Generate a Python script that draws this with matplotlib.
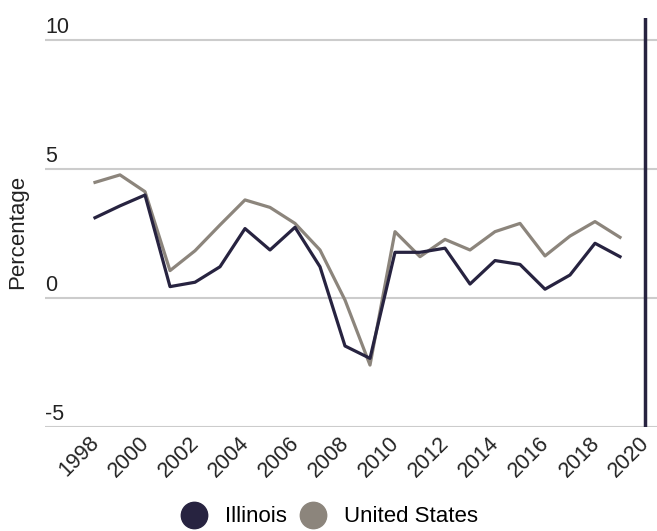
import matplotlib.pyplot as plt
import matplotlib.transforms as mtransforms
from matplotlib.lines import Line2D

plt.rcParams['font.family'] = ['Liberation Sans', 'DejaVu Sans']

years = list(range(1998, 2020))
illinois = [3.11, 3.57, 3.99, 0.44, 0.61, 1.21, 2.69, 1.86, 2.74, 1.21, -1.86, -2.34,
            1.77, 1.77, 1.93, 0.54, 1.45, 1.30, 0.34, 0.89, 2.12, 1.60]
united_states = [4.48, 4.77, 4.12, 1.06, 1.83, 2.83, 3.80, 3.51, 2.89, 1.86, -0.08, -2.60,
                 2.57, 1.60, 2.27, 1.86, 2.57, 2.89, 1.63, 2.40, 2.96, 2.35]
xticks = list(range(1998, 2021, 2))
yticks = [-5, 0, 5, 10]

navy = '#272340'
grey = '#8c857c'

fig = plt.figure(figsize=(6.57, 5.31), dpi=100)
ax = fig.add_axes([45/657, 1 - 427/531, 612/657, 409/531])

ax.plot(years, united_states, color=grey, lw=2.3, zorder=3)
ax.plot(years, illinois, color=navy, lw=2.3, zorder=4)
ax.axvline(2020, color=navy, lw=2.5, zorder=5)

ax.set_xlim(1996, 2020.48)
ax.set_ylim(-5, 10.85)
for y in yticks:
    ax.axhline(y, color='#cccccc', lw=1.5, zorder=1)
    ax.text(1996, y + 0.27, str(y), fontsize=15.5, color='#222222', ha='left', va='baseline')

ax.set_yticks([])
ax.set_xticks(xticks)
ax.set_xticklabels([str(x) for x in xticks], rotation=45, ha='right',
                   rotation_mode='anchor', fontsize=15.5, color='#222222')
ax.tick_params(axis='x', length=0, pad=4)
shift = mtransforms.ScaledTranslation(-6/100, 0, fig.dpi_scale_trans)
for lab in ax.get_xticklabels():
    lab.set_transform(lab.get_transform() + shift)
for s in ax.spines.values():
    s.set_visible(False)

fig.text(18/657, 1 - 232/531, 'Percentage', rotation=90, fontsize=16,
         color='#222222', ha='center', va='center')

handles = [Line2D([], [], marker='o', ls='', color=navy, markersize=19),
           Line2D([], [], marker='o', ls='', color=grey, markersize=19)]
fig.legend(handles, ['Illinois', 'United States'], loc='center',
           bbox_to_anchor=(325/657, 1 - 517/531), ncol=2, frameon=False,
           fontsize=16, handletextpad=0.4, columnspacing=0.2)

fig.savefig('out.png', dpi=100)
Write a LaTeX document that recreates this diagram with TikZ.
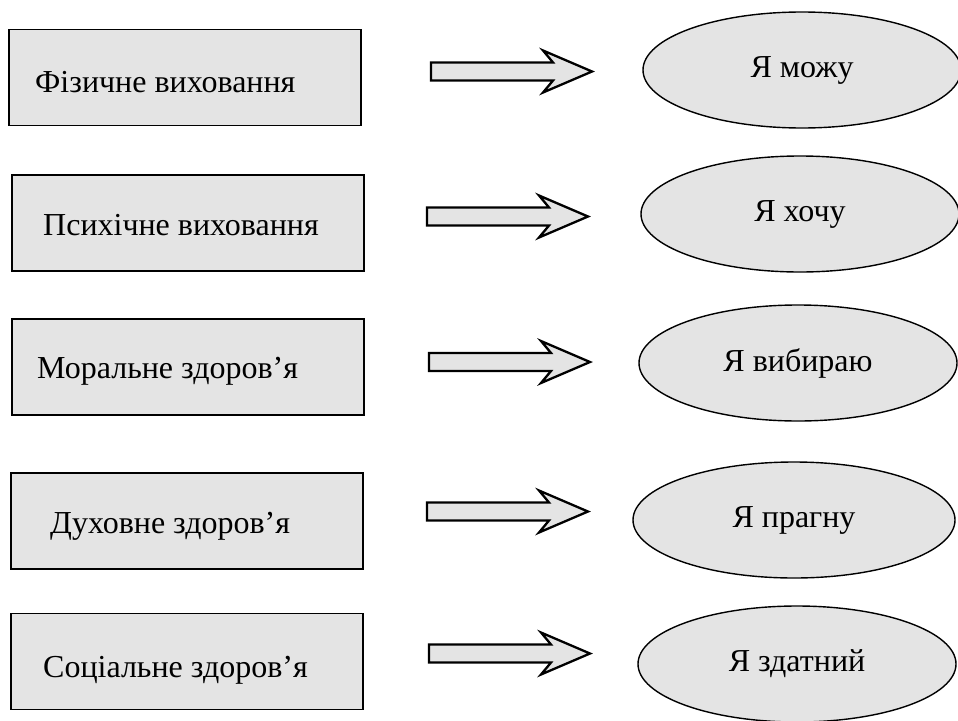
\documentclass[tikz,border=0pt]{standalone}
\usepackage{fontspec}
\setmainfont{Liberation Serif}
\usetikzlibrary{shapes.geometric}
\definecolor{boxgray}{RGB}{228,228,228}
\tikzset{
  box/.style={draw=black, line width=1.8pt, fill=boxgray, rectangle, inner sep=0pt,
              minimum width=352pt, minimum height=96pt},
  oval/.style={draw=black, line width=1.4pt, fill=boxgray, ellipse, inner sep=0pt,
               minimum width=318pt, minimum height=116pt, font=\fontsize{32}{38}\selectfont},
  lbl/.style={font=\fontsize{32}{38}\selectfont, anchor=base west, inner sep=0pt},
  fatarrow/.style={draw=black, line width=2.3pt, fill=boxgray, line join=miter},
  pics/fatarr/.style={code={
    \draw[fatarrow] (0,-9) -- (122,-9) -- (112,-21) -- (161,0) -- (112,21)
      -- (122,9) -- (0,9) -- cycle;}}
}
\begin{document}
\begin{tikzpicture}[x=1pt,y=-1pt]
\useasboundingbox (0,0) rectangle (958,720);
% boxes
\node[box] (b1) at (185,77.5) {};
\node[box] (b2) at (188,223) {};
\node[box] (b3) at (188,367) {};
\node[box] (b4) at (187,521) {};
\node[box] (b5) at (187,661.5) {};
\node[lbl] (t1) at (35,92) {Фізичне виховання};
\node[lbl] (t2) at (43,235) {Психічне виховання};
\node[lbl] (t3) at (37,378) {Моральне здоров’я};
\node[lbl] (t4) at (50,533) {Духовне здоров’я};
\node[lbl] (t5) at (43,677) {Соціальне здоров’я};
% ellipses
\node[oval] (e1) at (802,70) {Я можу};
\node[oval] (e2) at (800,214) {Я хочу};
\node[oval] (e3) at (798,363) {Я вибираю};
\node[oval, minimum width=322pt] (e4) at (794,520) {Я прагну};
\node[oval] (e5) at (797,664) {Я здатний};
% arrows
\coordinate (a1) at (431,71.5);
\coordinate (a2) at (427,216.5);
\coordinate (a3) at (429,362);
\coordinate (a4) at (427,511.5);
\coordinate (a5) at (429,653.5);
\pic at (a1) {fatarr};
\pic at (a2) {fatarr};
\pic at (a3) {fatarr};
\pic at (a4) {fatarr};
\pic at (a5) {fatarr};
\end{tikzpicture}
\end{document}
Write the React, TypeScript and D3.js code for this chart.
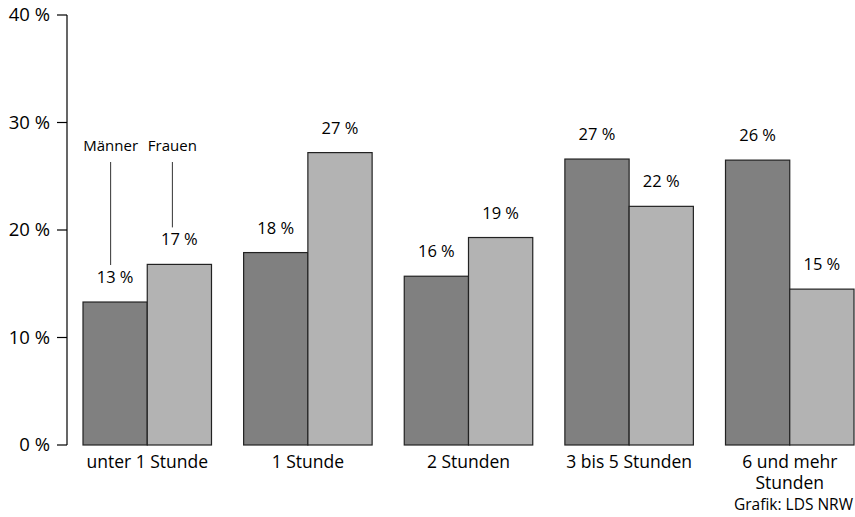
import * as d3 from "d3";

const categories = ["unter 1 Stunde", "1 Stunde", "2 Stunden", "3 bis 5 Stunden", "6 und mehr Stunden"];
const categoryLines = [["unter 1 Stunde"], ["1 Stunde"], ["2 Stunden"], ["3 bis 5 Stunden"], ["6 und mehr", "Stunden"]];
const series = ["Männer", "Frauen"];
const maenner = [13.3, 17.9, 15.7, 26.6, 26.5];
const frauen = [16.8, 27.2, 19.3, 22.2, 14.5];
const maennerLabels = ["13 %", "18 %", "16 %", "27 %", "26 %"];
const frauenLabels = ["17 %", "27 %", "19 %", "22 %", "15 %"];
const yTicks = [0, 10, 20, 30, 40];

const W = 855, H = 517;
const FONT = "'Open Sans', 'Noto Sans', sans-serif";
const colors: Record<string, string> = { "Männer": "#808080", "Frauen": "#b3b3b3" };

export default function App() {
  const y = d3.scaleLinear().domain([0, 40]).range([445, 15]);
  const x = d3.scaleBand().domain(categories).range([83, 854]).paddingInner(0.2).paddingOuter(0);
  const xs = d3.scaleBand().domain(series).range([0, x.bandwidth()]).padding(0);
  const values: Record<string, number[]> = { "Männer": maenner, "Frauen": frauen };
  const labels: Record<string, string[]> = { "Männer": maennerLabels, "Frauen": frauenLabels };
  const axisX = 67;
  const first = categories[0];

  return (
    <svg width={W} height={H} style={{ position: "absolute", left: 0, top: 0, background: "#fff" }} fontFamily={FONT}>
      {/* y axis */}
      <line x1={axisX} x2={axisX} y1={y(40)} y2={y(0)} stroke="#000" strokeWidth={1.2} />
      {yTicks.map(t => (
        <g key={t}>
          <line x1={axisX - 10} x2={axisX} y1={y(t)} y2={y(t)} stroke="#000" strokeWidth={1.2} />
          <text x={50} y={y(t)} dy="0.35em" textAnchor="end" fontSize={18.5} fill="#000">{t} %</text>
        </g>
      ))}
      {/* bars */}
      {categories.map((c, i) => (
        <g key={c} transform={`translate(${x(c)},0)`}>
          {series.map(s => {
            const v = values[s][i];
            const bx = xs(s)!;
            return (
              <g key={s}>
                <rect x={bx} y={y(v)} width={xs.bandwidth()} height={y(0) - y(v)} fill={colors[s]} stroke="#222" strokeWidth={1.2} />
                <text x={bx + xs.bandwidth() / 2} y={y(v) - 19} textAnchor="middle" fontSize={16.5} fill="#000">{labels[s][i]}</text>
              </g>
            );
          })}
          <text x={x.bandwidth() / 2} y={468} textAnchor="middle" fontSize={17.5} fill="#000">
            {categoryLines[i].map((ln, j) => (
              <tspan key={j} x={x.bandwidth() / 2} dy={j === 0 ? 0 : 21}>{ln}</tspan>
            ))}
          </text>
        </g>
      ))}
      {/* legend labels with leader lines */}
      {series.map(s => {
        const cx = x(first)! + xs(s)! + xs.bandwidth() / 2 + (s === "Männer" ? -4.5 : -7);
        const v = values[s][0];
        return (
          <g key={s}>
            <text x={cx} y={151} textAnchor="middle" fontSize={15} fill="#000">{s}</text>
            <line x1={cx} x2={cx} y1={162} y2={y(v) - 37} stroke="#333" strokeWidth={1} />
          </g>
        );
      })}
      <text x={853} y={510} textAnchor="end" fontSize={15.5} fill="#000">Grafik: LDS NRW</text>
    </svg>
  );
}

Exercise:
Copy nothing but the lines from the top of the data down to the line containing "plt.rcParams['font.family'] = ['Liberation", and leave the pictures out.

Solution to this problem:
Generate a Python script that draws this with matplotlib.
import matplotlib.pyplot as plt
import matplotlib.transforms as mtransforms
from matplotlib.lines import Line2D

plt.rcParams['font.family'] = ['Liberation Sans', 'DejaVu Sans']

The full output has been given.